Syarat ini membuat lelaki itu terkesima. “Ya Aba Ishak,
nasehat macam apakah semua ini? Mana mungkin Allah tidak melihat kita?”
“Bagus! Kalau kau yakin Allah selalu melihat kita, tetapi
kau masih terus memakan rizki-Nya, tinggal di buminya, dan terus melakukan
maksiat kepada-Nya. Pantaskah kau melakukan semua itu?”, Tanya Ibrahim kepada
lelaki yang masih tampak bengok itu. Semua ucapan itu membuat Jahdar bin Rabiah
tidak berkutik dan membenarkannya.
“Baiklah, ya Aba Ishak, lalu katakana apa syarat yang
keempat?”
“Jika malaikatul maut hendak mencabut nyawamu, katakanlah
kepadanya bahwa engkau belum mau mati sebelum bertaubat dan melakukan amal
shaleh.”
Jahdar termenung. Tampaknya ia mulai menyadari semua
perbuatan yang dilakukan selama ini. Ia kemudian berkata, “tidak mungkin…tidak
mungkin seua itu kulakukan.”
“Ya abdallah, bila kau tidak sanggup mengundurkan hari
kematianmu, lalu dengan cara apa kau dapat menghindari murka Allah?”
Tanpa banyak komentar lagi, ia bertanya sayarat yang kelima,
yang merupakan syarat terakhir.
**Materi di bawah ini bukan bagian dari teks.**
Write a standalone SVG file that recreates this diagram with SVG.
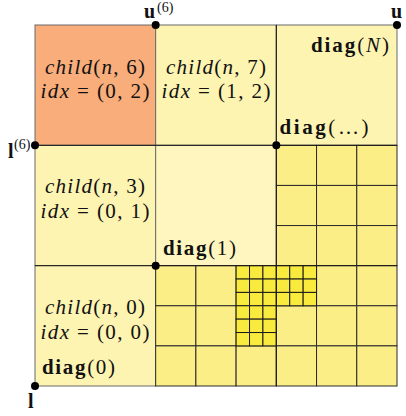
<svg xmlns="http://www.w3.org/2000/svg" width="406" height="416" viewBox="0 0 406 416">
<style>
.lt{fill:#fdf4b2;stroke:#6a6a6a;stroke-width:1}
.ct{fill:#fef6be;stroke:#6a6a6a;stroke-width:1}
.or{fill:#f9ad7a;stroke:#6a6a6a;stroke-width:1}
.md{fill:#fcee86;stroke:#2a2a2a;stroke-width:1}
.fn{fill:#f9ea3e;stroke:#1a1a1a;stroke-width:1}
text{font-family:"Liberation Serif","Times New Roman",serif;fill:#111}
.lab{font-size:21px}
.it{font-style:italic}
.b{font-weight:bold}
.sup{font-size:14px}
.dot{fill:#000}
</style>
<g id="cell-child-n-6">
<rect class="or" x="35" y="25" width="120.67" height="120.33"/>
<text class="lab" x="45" y="74" textLength="100" lengthAdjust="spacing"><tspan class="it">child</tspan>(<tspan class="it">n</tspan>, 6)</text>
<text class="lab" x="40.5" y="98" textLength="109" lengthAdjust="spacing"><tspan class="it">idx</tspan> = (0, 2)</text>
</g>
<g id="cell-child-n-7">
<rect class="lt" x="155.67" y="25" width="120.67" height="120.33"/>
<text class="lab" x="166" y="74" textLength="100" lengthAdjust="spacing"><tspan class="it">child</tspan>(<tspan class="it">n</tspan>, 7)</text>
<text class="lab" x="161.5" y="98" textLength="109" lengthAdjust="spacing"><tspan class="it">idx</tspan> = (1, 2)</text>
</g>
<g id="cell-diag-N">
<rect class="lt" x="276.33" y="25" width="120.67" height="120.33"/>
<text class="lab" x="311" y="52" textLength="78" lengthAdjust="spacing"><tspan class="b">diag</tspan>(<tspan class="it">N</tspan>)</text>
</g>
<g id="cell-child-n-3">
<rect class="lt" x="35" y="145.33" width="120.67" height="120.33"/>
<text class="lab" x="45" y="193" textLength="100" lengthAdjust="spacing"><tspan class="it">child</tspan>(<tspan class="it">n</tspan>, 3)</text>
<text class="lab" x="40.5" y="218" textLength="109" lengthAdjust="spacing"><tspan class="it">idx</tspan> = (0, 1)</text>
</g>
<g id="cell-diag-1">
<rect class="ct" x="155.67" y="145.33" width="120.67" height="120.33"/>
<text class="lab" x="163" y="255" textLength="73" lengthAdjust="spacing"><tspan class="b">diag</tspan>(1)</text>
</g>
<g id="cell-right-middle">
<rect class="md" x="276.33" y="145.33" width="40.22" height="40.11"/>
<rect class="md" x="316.55" y="145.33" width="40.22" height="40.11"/>
<rect class="md" x="356.77" y="145.33" width="40.23" height="40.11"/>
<rect class="md" x="276.33" y="185.44" width="40.22" height="40.11"/>
<rect class="md" x="316.55" y="185.44" width="40.22" height="40.11"/>
<rect class="md" x="356.77" y="185.44" width="40.23" height="40.11"/>
<rect class="md" x="276.33" y="225.55" width="40.22" height="40.12"/>
<rect class="md" x="316.55" y="225.55" width="40.22" height="40.12"/>
<rect class="md" x="356.77" y="225.55" width="40.23" height="40.12"/>
<text class="lab" x="279.5" y="134" textLength="89" lengthAdjust="spacing"><tspan class="b">diag</tspan>(…)</text>
</g>
<g id="cell-child-n-0">
<rect class="lt" x="35" y="265.67" width="120.67" height="120.33"/>
<text class="lab" x="45" y="314" textLength="100" lengthAdjust="spacing"><tspan class="it">child</tspan>(<tspan class="it">n</tspan>, 0)</text>
<text class="lab" x="40.5" y="339" textLength="109" lengthAdjust="spacing"><tspan class="it">idx</tspan> = (0, 0)</text>
<text class="lab" x="42" y="374" textLength="73" lengthAdjust="spacing"><tspan class="b">diag</tspan>(0)</text>
</g>
<g id="cell-bottom-middle">
<rect class="md" x="155.67" y="265.67" width="40.22" height="40.11"/>
<rect class="md" x="195.89" y="265.67" width="40.22" height="40.11"/>
<rect class="md" x="155.67" y="305.78" width="40.22" height="40.11"/>
<rect class="md" x="195.89" y="305.78" width="40.22" height="40.11"/>
<rect class="md" x="155.67" y="345.89" width="40.22" height="40.11"/>
<rect class="md" x="195.89" y="345.89" width="40.22" height="40.11"/>
<rect class="md" x="236.11" y="345.89" width="40.22" height="40.11"/>
<g id="fine-a">
<rect class="fn" x="236.11" y="265.67" width="13.41" height="13.37"/>
<rect class="fn" x="249.52" y="265.67" width="13.41" height="13.37"/>
<rect class="fn" x="262.93" y="265.67" width="13.40" height="13.37"/>
<rect class="fn" x="236.11" y="279.04" width="13.41" height="13.37"/>
<rect class="fn" x="249.52" y="279.04" width="13.41" height="13.37"/>
<rect class="fn" x="262.93" y="279.04" width="13.40" height="13.37"/>
<rect class="fn" x="236.11" y="292.41" width="13.41" height="13.37"/>
<rect class="fn" x="249.52" y="292.41" width="13.41" height="13.37"/>
<rect class="fn" x="262.93" y="292.41" width="13.40" height="13.37"/>
</g>
<g id="fine-b">
<rect class="fn" x="236.11" y="305.78" width="13.41" height="13.37"/>
<rect class="fn" x="249.52" y="305.78" width="13.41" height="13.37"/>
<rect class="fn" x="262.93" y="305.78" width="13.40" height="13.37"/>
<rect class="fn" x="236.11" y="319.15" width="13.41" height="13.37"/>
<rect class="fn" x="249.52" y="319.15" width="13.41" height="13.37"/>
<rect class="fn" x="262.93" y="319.15" width="13.40" height="13.37"/>
<rect class="fn" x="236.11" y="332.52" width="13.41" height="13.37"/>
<rect class="fn" x="249.52" y="332.52" width="13.41" height="13.37"/>
<rect class="fn" x="262.93" y="332.52" width="13.40" height="13.37"/>
</g>
</g>
<g id="cell-bottom-right">
<rect class="md" x="316.55" y="265.67" width="40.22" height="40.11"/>
<rect class="md" x="356.77" y="265.67" width="40.23" height="40.11"/>
<rect class="md" x="276.33" y="305.78" width="40.22" height="40.11"/>
<rect class="md" x="316.55" y="305.78" width="40.22" height="40.11"/>
<rect class="md" x="356.77" y="305.78" width="40.23" height="40.11"/>
<rect class="md" x="276.33" y="345.89" width="40.22" height="40.11"/>
<rect class="md" x="316.55" y="345.89" width="40.22" height="40.11"/>
<rect class="md" x="356.77" y="345.89" width="40.23" height="40.11"/>
<g id="fine-c">
<rect class="fn" x="276.33" y="265.67" width="13.41" height="13.37"/>
<rect class="fn" x="289.74" y="265.67" width="13.41" height="13.37"/>
<rect class="fn" x="303.15" y="265.67" width="13.40" height="13.37"/>
<rect class="fn" x="276.33" y="279.04" width="13.41" height="13.37"/>
<rect class="fn" x="289.74" y="279.04" width="13.41" height="13.37"/>
<rect class="fn" x="303.15" y="279.04" width="13.40" height="13.37"/>
<rect class="fn" x="276.33" y="292.41" width="13.41" height="13.37"/>
<rect class="fn" x="289.74" y="292.41" width="13.41" height="13.37"/>
<rect class="fn" x="303.15" y="292.41" width="13.40" height="13.37"/>
</g>
</g>
<g id="connectors" fill="none" stroke="#1a1a1a" stroke-width="1">
<line x1="35" y1="145.33" x2="397" y2="145.33"/>
<line x1="35" y1="265.67" x2="397" y2="265.67"/>
<line x1="276.33" y1="25" x2="276.33" y2="386"/>
</g>
<g id="points">
<circle class="dot" cx="155.67" cy="25" r="4"/>
<circle class="dot" cx="397" cy="25" r="4"/>
<circle class="dot" cx="35" cy="145.33" r="4"/>
<circle class="dot" cx="35" cy="386" r="4"/>
<circle class="dot" cx="155.67" cy="265.67" r="4"/>
<circle class="dot" cx="276.33" cy="145.33" r="4"/>
<text class="b" font-size="20" x="144" y="18">u</text>
<text class="sup" x="157" y="12">(6)</text>
<text class="b" font-size="20" x="391" y="18">u</text>
<text class="b" font-size="20" x="8" y="158">l</text>
<text class="sup" x="14" y="149">(6)</text>
<text class="b" font-size="20" x="28" y="408">l</text>
</g>
</svg>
Ibrahim bin Adham untuk kesekian kalinya
memberi nasehat kepada lelaki itu.
“Yang terakhir, bila malaikat Zabaniyah hendak menggiringmu
ke neraka di hari kiamat, janganlah kau bersedia ikut dengannya dan
menjauhlah!”
Lelaki yang ada dihadapan Ibrahim bin Adham itu tampaknya
tidak sanggup lagi mendengar nasehatnya. Ia menangis penuh penyesalan. Dengan
wajah penuh sesal, ia berkata, “cukup…cukup ya Aba Ishak! Jangan kau teruskan
lagi. Aku tidak sanggup lagi mendengarkannya. Aku berjanji, mulai saat ini aku
akan beristighfar dan bertaubat nasuha kepada Allah.”
Lelaki itu memang menepati janjinya. Sejak pertemuannya
dengan Ibrahim bin Adham, ia benar-benar berubah. Ia mulai menjalankan ibadah
dan semua perintah-perintah Allah dengan baik dan khusyuk.